Whilst I did not intend repairing the failed module, I am inclined to buy a quality cap and fit it, and return the repaired unit to spares stock, it might last longer than the Chinese replacements.
Well I purchased some cheap Chinese caps, 20 for $2.90 incl shipping.
In fact I bought twice, the first were not delivered in 75 days so I claimed a refund. This is a common Aliexpress scam, goods were probably not shipped which means they get the money unless I follow up and claim. After some months, I have new caps which test good.
The large electrolytic on the driver board is the most common failure in my experience.
The equivalent series resistance of the failed cap was unstable at around 80Ω, should be less than 10Ω.
Above, the reworked driver. The new cap is the larger one lying on its side.

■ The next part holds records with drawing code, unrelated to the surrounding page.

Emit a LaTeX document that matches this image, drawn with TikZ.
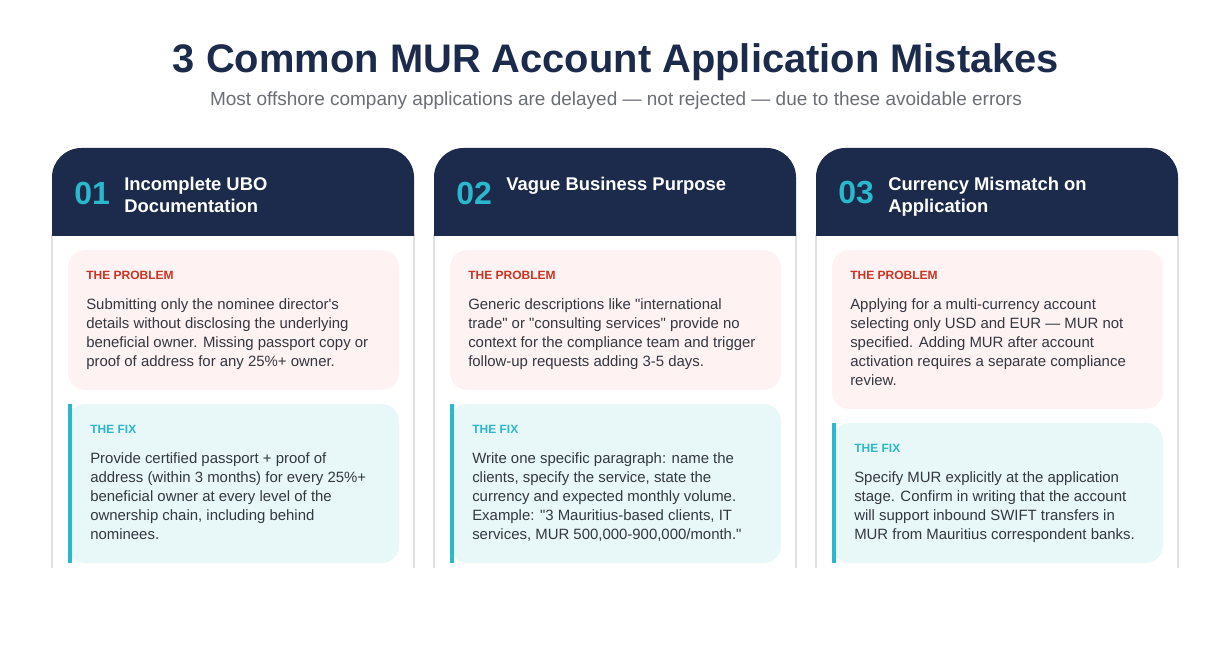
\documentclass[tikz,border=0pt]{standalone}
\usepackage{fontspec}
\setmainfont{Liberation Sans}[Ligatures=TeXOff]
\definecolor{navy}{HTML}{1C2B4B}
\definecolor{teal}{HTML}{2BB8CC}
\definecolor{probred}{HTML}{CC3322}
\definecolor{pinkbg}{HTML}{FFF2F2}
\definecolor{fixbg}{HTML}{E8F8F8}
\definecolor{bodytxt}{HTML}{333740}
\definecolor{subtxt}{HTML}{6B6E75}
\definecolor{edge}{HTML}{DDE0E4}
\begin{document}
\begin{tikzpicture}[x=0.75pt,y=-0.75pt,
  lbl/.style={anchor=west,inner sep=0pt,font=\bfseries\fontsize{9}{11}\selectfont},
  body/.style={anchor=north west,inner sep=0pt,align=left,text=bodytxt,font=\fontsize{11.2}{14.25}\selectfont},
  num/.style={anchor=west,inner sep=0pt,text=teal,font=\bfseries\fontsize{24}{28}\selectfont},
  htitle/.style={anchor=north west,inner sep=0pt,align=left,text=white,font=\bfseries\fontsize{13.8}{16.2}\selectfont}]
\useasboundingbox (0,0) rectangle (1232,645);
\fill[white] (0,0) rectangle (1232,645);
\node[text=navy,font=\bfseries\fontsize{29.9}{35}\selectfont] (title) at (616,62) {3 Common MUR Account Application Mistakes};
\node[text=subtxt,font=\fontsize{14.25}{17}\selectfont] (sub) at (616,101) {Most offshore company applications are delayed — not rejected — due to these avoidable errors};
% cards
\foreach \x/\n/\t/\pb/\fb in {52/01/{Incomplete UBO\\Documentation}/390/404, 434/02/{Vague Business Purpose}/390/404, 816/03/{Currency Mismatch on\\Application}/409/423}{
  \draw[edge,line width=0.8pt] (\x,234) -- (\x,568) (\x+362,234) -- (\x+362,568);
  \fill[navy,rounded corners=22] (\x,236) -- (\x,148) -- (\x+362,148) -- (\x+362,236);
  \node[num] at (\x+22,193) {\n};
  \node[htitle] at (\x+72,177) {\t};
  \fill[pinkbg,rounded corners=13] (\x+16,250) rectangle (\x+347,\pb);
  \node[lbl,text=probred] at (\x+34,275) {THE PROBLEM};
  \fill[fixbg,rounded corners=13] (\x+16,\fb) rectangle (\x+347,563);
  \fill[teal] (\x+16,\fb) rectangle (\x+20,563);
  \node[lbl,text=teal] at (\x+38,\fb+25) {THE FIX};
}
\node[body] (p1) at (86,298) {Submitting only the nominee director's\\details without disclosing the underlying\\beneficial owner. Missing passport copy or\\proof of address for any 25\%+ owner.};
\node[body] (f1) at (90,452) {Provide certified passport + proof of\\address (within 3 months) for every 25\%+\\beneficial owner at every level of the\\ownership chain, including behind\\nominees.};
\node[body] (p2) at (468,298) {Generic descriptions like "international\\trade" or "consulting services" provide no\\context for the compliance team and trigger\\follow-up requests adding 3-5 days.};
\node[body] (f2) at (472,452) {Write one specific paragraph: name the\\clients, specify the service, state the\\currency and expected monthly volume.\\Example: "3 Mauritius-based clients, IT\\services, MUR 500,000-900,000/month."};
\node[body] (p3) at (850,298) {Applying for a multi-currency account\\selecting only USD and EUR — MUR not\\specified. Adding MUR after account\\activation requires a separate compliance\\review.};
\node[body] (f3) at (854,471) {Specify MUR explicitly at the application\\stage. Confirm in writing that the account\\will support inbound SWIFT transfers in\\MUR from Mauritius correspondent banks.};
\end{tikzpicture}
\end{document}
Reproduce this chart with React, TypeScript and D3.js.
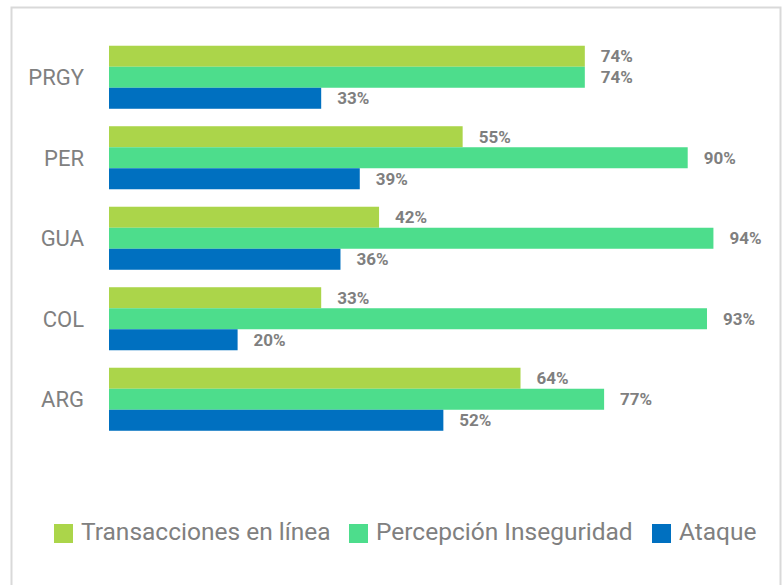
import { useEffect, useRef } from 'react'
import * as d3 from 'd3'

const categories = ['PRGY', 'PER', 'GUA', 'COL', 'ARG']
const seriesNames = ['Transacciones en línea', 'Percepción Inseguridad', 'Ataque']
const seriesColors = ['#abd54a', '#4ddd8c', '#0070c0']
const transacciones = [74, 55, 42, 33, 64]
const percepcion = [74, 90, 94, 93, 77]
const ataque = [33, 39, 36, 20, 52]
const legendX = [54, 349, 652]

const WIDTH = 782
const HEIGHT = 585
const FONT = 'Roboto, "DejaVu Sans", sans-serif'

export default function App() {
  const svgRef = useRef<SVGSVGElement | null>(null)

  useEffect(() => {
    const svgEl = svgRef.current
    if (!svgEl) return
    const svg = d3.select(svgEl)
    svg.selectAll('*').remove()

    const values = [transacciones, percepcion, ataque]

    // frame (no bottom edge visible)
    svg
      .append('path')
      .attr('d', `M11.5,${HEIGHT + 2} V7.5 H780.5 V${HEIGHT + 2}`)
      .attr('fill', 'none')
      .attr('stroke', '#d9d9d9')
      .attr('stroke-width', 2)

    const x = d3.scaleLinear().domain([0, 100]).range([109, 752])
    const y = d3
      .scaleBand<string>()
      .domain(categories)
      .range([37, 439.5])
      .paddingInner(0.217)
      .paddingOuter(0.1085)
    const inner = d3
      .scaleBand<number>()
      .domain([0, 1, 2])
      .range([0, y.bandwidth()])

    const g = svg.append('g')
    categories.forEach((cat, ci) => {
      const y0 = y(cat) ?? 0
      values.forEach((vals, si) => {
        const v = vals[ci]
        const by = y0 + (inner(si) ?? 0)
        g.append('rect')
          .attr('x', x(0))
          .attr('y', by)
          .attr('width', x(v) - x(0))
          .attr('height', inner.bandwidth())
          .attr('fill', seriesColors[si])
        g.append('text')
          .attr('x', x(v) + 16)
          .attr('y', by + inner.bandwidth() / 2)
          .attr('dy', '0.36em')
          .attr('font-family', FONT)
          .attr('font-weight', 'bold')
          .attr('font-size', 17)
          .attr('fill', '#7f7f7f')
          .text(`${v}%`)
      })
      g.append('text')
        .attr('x', 84)
        .attr('y', y0 + y.bandwidth() / 2)
        .attr('dy', '0.36em')
        .attr('text-anchor', 'end')
        .attr('font-family', FONT)
        .attr('font-size', 22)
        .attr('fill', '#808080')
        .text(cat)
    })

    const legend = svg.append('g')
    seriesNames.forEach((name, i) => {
      legend
        .append('rect')
        .attr('x', legendX[i])
        .attr('y', 524)
        .attr('width', 19)
        .attr('height', 19)
        .attr('fill', seriesColors[i])
      legend
        .append('text')
        .attr('x', legendX[i] + 27)
        .attr('y', 540)
        .attr('font-family', FONT)
        .attr('font-size', 24.5)
        .attr('fill', '#808080')
        .text(name)
    })
  }, [])

  return (
    <div style={{ position: 'absolute', left: 0, top: 0, width: WIDTH, height: HEIGHT, background: '#fff' }}>
      <svg ref={svgRef} width={WIDTH} height={HEIGHT} />
    </div>
  )
}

It was fitted to the luminaire to test it so positively determine that it works reliably after the replacement, that indeed the cap was the problem.
It has been working for some days now, it is only a matter of time before it fails again… weeks or years.
I have studied failure of LED lighting over 10 years or so, and just like the Compact Fluorescent Lights before them, they just do not live up to claims of life, efficiency, cost effectiveness. Post mortem analysis informs that conclusion.